Exercise.
Write the lines out again, from the top of the material to the line containing "const meanLevel = 0;", pictures excluded.

Dataset records.
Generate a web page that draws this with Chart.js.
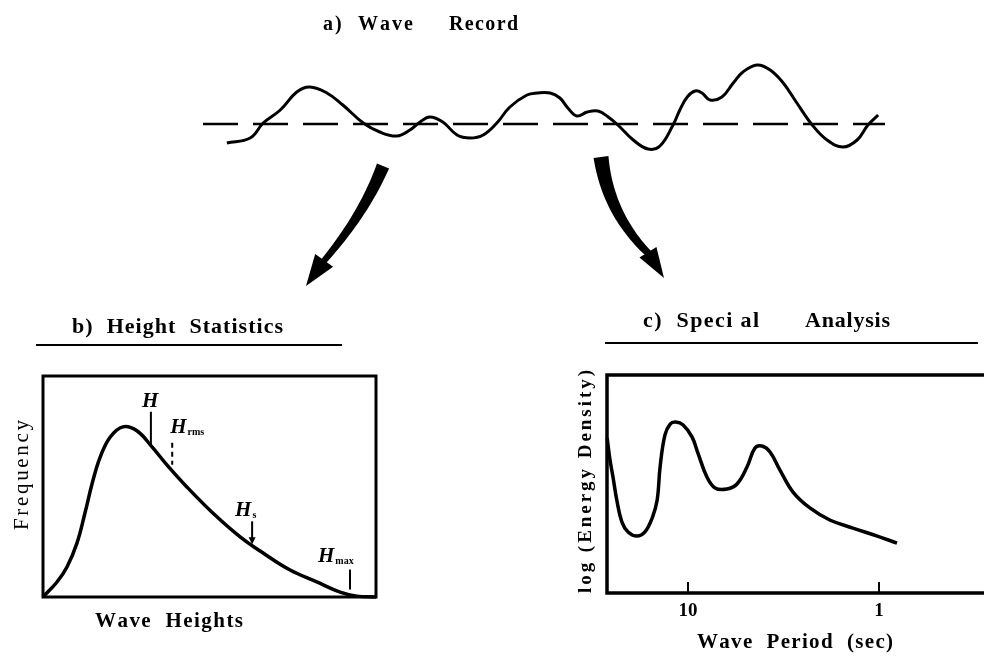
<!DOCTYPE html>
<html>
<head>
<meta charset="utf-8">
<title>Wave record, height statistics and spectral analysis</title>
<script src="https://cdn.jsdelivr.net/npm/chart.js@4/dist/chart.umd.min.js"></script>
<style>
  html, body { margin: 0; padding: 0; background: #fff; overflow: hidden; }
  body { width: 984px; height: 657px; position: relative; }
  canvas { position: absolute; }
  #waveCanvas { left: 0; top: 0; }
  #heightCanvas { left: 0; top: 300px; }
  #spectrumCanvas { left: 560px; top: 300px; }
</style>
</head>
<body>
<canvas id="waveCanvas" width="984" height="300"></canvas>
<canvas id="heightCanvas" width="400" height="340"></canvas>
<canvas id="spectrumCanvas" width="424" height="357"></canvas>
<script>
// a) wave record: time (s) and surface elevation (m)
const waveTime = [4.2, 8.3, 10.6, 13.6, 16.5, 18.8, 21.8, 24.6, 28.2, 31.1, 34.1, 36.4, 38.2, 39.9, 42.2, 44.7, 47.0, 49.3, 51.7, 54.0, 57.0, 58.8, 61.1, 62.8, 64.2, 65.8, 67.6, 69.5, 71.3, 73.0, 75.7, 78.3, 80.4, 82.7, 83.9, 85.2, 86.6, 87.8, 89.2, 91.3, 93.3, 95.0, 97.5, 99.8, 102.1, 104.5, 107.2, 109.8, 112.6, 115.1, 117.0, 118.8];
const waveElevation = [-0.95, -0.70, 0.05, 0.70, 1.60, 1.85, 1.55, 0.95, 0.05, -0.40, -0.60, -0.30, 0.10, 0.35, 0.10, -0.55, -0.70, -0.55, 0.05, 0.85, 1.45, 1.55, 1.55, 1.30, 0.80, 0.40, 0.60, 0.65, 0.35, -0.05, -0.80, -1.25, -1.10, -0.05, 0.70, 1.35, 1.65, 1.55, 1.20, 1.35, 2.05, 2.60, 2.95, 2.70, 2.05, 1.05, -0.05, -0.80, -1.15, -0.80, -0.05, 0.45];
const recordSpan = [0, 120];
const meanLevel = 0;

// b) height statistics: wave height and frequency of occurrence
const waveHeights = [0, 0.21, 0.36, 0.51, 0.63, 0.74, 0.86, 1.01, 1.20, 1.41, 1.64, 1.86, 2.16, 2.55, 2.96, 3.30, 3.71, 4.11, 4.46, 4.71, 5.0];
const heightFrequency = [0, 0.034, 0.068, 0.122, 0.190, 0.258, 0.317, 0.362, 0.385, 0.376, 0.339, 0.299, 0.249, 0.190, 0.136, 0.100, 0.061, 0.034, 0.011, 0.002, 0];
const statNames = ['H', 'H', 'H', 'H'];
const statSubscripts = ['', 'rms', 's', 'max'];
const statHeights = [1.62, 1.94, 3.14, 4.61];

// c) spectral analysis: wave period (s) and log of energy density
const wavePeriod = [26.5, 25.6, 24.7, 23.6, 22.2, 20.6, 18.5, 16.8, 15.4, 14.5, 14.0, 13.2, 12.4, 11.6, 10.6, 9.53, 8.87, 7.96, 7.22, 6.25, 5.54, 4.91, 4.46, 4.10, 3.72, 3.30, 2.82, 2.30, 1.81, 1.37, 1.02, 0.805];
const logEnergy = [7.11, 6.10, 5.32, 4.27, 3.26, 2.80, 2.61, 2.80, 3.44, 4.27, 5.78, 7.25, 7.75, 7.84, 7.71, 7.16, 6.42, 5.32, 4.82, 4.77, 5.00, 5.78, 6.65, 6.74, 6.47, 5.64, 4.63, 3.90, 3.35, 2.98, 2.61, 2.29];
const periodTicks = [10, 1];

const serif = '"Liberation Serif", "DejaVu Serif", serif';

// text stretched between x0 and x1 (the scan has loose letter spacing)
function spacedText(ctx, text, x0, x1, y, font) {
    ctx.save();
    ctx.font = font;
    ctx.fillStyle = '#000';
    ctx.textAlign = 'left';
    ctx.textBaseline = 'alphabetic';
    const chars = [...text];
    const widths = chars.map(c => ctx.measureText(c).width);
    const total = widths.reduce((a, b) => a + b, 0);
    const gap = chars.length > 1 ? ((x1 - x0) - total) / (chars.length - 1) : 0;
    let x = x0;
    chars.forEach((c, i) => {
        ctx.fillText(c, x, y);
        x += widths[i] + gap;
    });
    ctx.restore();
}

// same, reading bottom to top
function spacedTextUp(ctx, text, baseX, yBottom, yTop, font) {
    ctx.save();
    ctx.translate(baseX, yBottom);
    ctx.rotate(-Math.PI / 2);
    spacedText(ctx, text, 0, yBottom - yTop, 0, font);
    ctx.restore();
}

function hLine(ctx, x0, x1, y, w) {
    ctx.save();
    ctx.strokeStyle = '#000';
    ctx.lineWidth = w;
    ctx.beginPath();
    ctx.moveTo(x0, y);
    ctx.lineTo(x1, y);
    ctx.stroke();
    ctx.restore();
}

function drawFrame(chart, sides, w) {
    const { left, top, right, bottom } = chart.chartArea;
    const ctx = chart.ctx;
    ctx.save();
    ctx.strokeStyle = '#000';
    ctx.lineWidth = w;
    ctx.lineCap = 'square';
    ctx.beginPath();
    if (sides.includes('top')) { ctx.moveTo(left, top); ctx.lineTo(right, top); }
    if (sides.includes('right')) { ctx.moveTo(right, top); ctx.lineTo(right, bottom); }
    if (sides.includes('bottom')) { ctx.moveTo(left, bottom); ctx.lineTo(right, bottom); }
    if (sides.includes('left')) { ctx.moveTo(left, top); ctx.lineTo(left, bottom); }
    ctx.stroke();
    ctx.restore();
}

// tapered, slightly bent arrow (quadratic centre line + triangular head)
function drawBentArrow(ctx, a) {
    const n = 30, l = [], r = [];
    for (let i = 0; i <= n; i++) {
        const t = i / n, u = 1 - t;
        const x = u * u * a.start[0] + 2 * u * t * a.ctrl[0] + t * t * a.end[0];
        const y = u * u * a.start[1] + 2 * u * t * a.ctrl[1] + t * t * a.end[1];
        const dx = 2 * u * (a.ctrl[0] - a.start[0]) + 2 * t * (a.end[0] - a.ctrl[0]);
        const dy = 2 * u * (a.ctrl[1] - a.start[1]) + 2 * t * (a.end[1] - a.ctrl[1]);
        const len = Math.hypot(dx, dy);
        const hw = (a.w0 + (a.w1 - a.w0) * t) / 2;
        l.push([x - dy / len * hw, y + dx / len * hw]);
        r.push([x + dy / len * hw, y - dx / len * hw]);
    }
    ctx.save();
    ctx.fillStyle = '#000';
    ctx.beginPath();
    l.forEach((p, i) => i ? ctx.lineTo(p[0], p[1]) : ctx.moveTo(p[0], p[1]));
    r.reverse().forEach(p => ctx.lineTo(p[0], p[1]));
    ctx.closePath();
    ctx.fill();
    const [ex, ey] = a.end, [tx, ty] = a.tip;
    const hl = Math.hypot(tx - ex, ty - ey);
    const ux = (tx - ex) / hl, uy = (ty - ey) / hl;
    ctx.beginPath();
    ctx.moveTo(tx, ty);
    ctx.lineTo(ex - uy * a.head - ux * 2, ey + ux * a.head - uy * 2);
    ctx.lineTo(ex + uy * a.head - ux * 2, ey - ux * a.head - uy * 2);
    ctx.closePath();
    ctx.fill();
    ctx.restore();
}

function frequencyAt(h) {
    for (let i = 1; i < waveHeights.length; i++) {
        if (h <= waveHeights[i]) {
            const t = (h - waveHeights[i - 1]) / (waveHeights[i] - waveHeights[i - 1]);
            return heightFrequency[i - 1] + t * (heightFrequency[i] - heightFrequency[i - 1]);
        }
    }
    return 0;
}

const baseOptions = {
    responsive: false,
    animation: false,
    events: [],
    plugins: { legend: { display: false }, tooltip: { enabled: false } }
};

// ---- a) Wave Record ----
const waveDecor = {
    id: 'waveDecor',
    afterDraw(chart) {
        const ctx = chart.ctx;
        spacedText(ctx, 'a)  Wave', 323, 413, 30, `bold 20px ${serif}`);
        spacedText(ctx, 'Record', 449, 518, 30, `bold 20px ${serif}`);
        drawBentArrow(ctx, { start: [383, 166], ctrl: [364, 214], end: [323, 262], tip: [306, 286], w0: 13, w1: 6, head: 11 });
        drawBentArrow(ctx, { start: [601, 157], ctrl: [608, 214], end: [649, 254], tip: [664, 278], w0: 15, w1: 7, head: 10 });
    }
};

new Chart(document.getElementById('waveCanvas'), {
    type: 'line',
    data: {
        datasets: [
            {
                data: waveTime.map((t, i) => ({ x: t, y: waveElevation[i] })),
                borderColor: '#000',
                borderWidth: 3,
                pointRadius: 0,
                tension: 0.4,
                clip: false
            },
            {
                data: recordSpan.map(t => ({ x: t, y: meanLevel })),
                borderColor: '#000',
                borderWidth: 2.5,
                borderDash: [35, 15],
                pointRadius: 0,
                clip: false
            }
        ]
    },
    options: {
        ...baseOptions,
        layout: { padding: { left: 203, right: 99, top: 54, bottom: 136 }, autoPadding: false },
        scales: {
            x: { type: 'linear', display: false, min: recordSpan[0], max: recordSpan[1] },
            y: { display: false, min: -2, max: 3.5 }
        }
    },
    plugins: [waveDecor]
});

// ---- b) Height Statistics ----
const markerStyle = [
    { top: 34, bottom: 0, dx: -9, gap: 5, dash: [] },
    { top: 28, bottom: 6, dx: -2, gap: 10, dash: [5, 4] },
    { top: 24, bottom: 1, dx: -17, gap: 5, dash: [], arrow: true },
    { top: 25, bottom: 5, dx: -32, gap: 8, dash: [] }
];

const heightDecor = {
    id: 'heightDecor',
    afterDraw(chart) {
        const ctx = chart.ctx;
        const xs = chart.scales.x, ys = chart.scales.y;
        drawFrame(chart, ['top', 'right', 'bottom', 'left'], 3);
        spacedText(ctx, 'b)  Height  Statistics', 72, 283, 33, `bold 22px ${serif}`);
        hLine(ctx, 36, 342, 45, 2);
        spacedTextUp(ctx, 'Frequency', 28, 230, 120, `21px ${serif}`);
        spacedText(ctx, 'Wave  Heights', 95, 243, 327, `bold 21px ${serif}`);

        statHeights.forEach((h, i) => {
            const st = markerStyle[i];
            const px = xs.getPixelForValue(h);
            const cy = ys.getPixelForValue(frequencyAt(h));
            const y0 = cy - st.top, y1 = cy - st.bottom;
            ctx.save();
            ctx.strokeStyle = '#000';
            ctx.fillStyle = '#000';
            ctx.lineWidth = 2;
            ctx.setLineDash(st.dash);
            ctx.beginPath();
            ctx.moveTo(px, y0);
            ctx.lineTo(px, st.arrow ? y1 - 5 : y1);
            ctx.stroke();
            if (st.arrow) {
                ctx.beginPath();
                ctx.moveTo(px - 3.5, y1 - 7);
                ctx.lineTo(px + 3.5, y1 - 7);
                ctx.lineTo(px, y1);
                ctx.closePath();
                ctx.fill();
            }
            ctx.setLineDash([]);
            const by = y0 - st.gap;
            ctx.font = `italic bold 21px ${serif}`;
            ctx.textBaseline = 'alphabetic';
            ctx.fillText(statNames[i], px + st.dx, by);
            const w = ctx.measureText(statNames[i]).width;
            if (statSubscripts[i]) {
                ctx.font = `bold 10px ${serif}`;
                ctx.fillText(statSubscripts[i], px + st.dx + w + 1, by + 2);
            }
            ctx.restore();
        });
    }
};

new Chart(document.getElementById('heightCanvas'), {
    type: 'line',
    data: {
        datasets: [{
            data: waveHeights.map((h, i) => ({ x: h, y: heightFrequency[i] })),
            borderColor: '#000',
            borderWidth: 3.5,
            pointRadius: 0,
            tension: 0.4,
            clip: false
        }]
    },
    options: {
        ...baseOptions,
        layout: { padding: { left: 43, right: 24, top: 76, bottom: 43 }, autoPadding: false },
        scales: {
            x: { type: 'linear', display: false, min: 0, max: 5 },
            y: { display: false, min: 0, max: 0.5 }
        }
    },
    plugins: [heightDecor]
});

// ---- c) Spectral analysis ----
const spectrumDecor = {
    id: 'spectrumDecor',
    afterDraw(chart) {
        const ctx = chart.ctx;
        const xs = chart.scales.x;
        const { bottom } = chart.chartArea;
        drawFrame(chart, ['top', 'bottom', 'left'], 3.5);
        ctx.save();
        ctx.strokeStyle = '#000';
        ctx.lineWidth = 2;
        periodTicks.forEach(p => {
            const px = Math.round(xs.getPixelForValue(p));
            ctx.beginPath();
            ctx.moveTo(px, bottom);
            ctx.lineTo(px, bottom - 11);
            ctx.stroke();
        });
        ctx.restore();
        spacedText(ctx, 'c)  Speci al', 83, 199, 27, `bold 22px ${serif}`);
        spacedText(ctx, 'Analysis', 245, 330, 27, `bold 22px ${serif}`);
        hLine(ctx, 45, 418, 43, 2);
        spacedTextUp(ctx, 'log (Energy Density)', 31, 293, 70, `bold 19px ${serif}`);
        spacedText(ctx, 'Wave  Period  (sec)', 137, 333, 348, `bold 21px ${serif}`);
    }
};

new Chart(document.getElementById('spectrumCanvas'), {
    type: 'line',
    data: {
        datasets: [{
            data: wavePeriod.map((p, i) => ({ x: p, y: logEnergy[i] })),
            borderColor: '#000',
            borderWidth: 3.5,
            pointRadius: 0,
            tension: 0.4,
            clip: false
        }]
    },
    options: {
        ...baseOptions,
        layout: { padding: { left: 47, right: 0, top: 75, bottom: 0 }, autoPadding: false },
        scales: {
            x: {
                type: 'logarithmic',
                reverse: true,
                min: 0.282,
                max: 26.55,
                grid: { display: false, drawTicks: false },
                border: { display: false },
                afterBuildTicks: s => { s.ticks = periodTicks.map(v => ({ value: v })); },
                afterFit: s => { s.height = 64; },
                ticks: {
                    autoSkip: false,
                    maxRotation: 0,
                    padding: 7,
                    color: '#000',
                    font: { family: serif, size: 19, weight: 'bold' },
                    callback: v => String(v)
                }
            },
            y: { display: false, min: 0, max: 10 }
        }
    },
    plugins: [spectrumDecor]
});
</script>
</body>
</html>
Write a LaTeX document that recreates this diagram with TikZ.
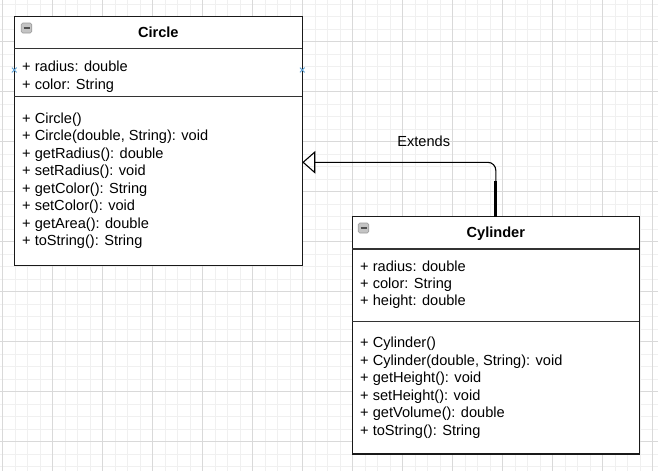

Solved exercise.
Generate a web page that draws this with Chart.js.
<!DOCTYPE html>
<html>
<head>
<meta charset="utf-8">
<title>Wave record, height statistics and spectral analysis</title>
<script src="https://cdn.jsdelivr.net/npm/chart.js@4/dist/chart.umd.min.js"></script>
<style>
  html, body { margin: 0; padding: 0; background: #fff; overflow: hidden; }
  body { width: 984px; height: 657px; position: relative; }
  canvas { position: absolute; }
  #waveCanvas { left: 0; top: 0; }
  #heightCanvas { left: 0; top: 300px; }
  #spectrumCanvas { left: 560px; top: 300px; }
</style>
</head>
<body>
<canvas id="waveCanvas" width="984" height="300"></canvas>
<canvas id="heightCanvas" width="400" height="340"></canvas>
<canvas id="spectrumCanvas" width="424" height="357"></canvas>
<script>
// a) wave record: time (s) and surface elevation (m)
const waveTime = [4.2, 8.3, 10.6, 13.6, 16.5, 18.8, 21.8, 24.6, 28.2, 31.1, 34.1, 36.4, 38.2, 39.9, 42.2, 44.7, 47.0, 49.3, 51.7, 54.0, 57.0, 58.8, 61.1, 62.8, 64.2, 65.8, 67.6, 69.5, 71.3, 73.0, 75.7, 78.3, 80.4, 82.7, 83.9, 85.2, 86.6, 87.8, 89.2, 91.3, 93.3, 95.0, 97.5, 99.8, 102.1, 104.5, 107.2, 109.8, 112.6, 115.1, 117.0, 118.8];
const waveElevation = [-0.95, -0.70, 0.05, 0.70, 1.60, 1.85, 1.55, 0.95, 0.05, -0.40, -0.60, -0.30, 0.10, 0.35, 0.10, -0.55, -0.70, -0.55, 0.05, 0.85, 1.45, 1.55, 1.55, 1.30, 0.80, 0.40, 0.60, 0.65, 0.35, -0.05, -0.80, -1.25, -1.10, -0.05, 0.70, 1.35, 1.65, 1.55, 1.20, 1.35, 2.05, 2.60, 2.95, 2.70, 2.05, 1.05, -0.05, -0.80, -1.15, -0.80, -0.05, 0.45];
const recordSpan = [0, 120];
const meanLevel = 0;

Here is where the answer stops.